En tiempos en los cuales los corredores eran nómades de categorías y de marcas para subsistir aprendió otra lección. Manejó toda una noche para llegar a tiempo a una carrera sin puntos, en Monza, luego de haber corrido el día anterior en Irlanda. Largó y, cansado, se despistó, volcó y el auto lo despidió. La larga convalecencia para recuperarse de las fracturas en las vértebras cervicales lo dejó fuera de la temporada de 1952 y con una permanente disminución de la movilidad en el cuello.
La vuelta fue con Mercedes, que había preparado una arremetida histórica, las conocidas Flechas de Plata. Recuperado, Fangio demostró su valía, consiguió los dos títulos consecutivos antes del retiro de la marca alemana y la relación se extendió para siempre. Sin hablar alemán ni inglés, el hombre sabio de la profunda mirada azul fue consejero y llegó a presidente honorario de Mercedes.
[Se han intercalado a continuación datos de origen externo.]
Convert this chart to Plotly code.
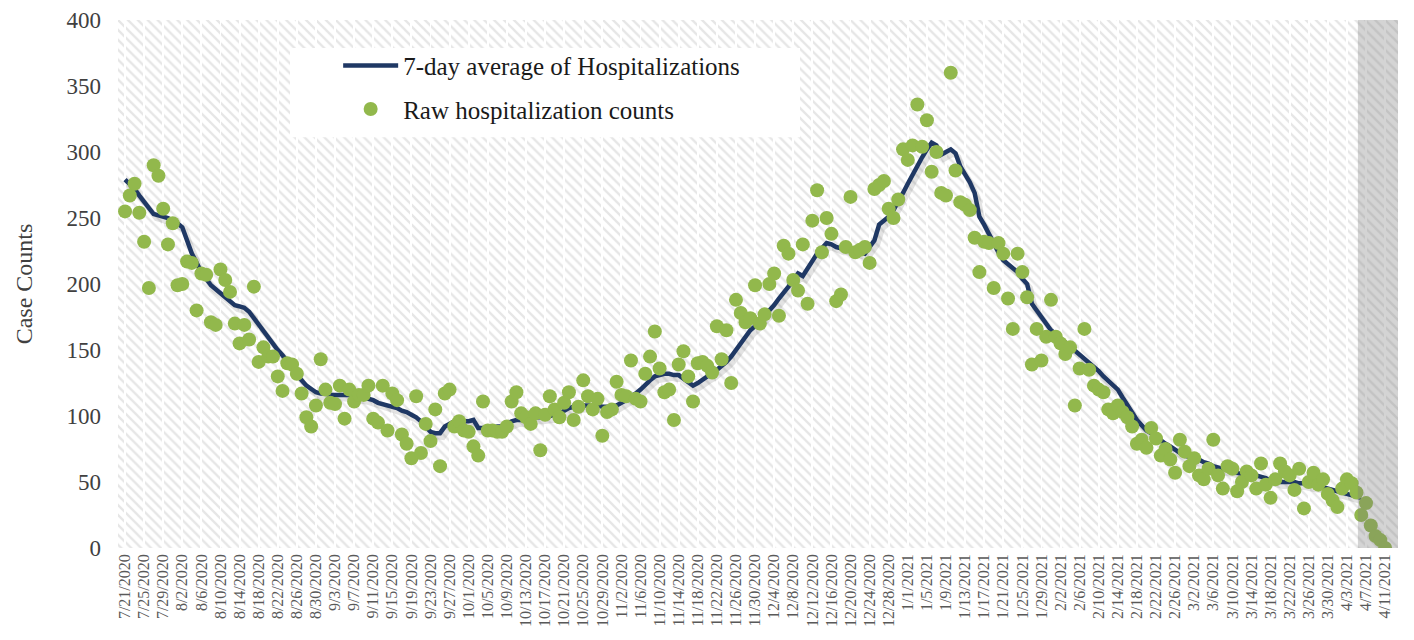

La última victoria, el 4 de agosto de 1957, que le aseguró la quinta corona, quedó patentada como la más impresionante exhibición de manejo de la historia. En el viejo Nürburgring, capaz de amedrentar expertos con sus 22 kilómetros de curvas indescifrables, Fangio quedó medio minuto atrás de las Ferrari de Mike Hawthorn y Peter Collins luego de una parada para reabastecimiento. El Chueco volvió a pista y bajó nueve veces consecutivas el récord de vuelta para recortar los 30 segundos perdidos. En el penúltimo giro superó a los ingleses y ganó. Hawthorn y Collins fueron a felicitarlo cuando terminó el Gran Premio de Alemania. Fangio tenía 46 años.
Después de su retiro, en 1958, tuvo consejos para quien los pidiera. “La época más importante de mi vida fueron mis comienzos. En general, los comienzos de la vida de toda persona marcan su futuro”, contaba. “Hay que tratar de ser siempre el mejor pero nunca creerse el mejor”, repetía. Jamás creyó ser el mejor. Nunca se jactó de ser sabio. Y fue todo eso.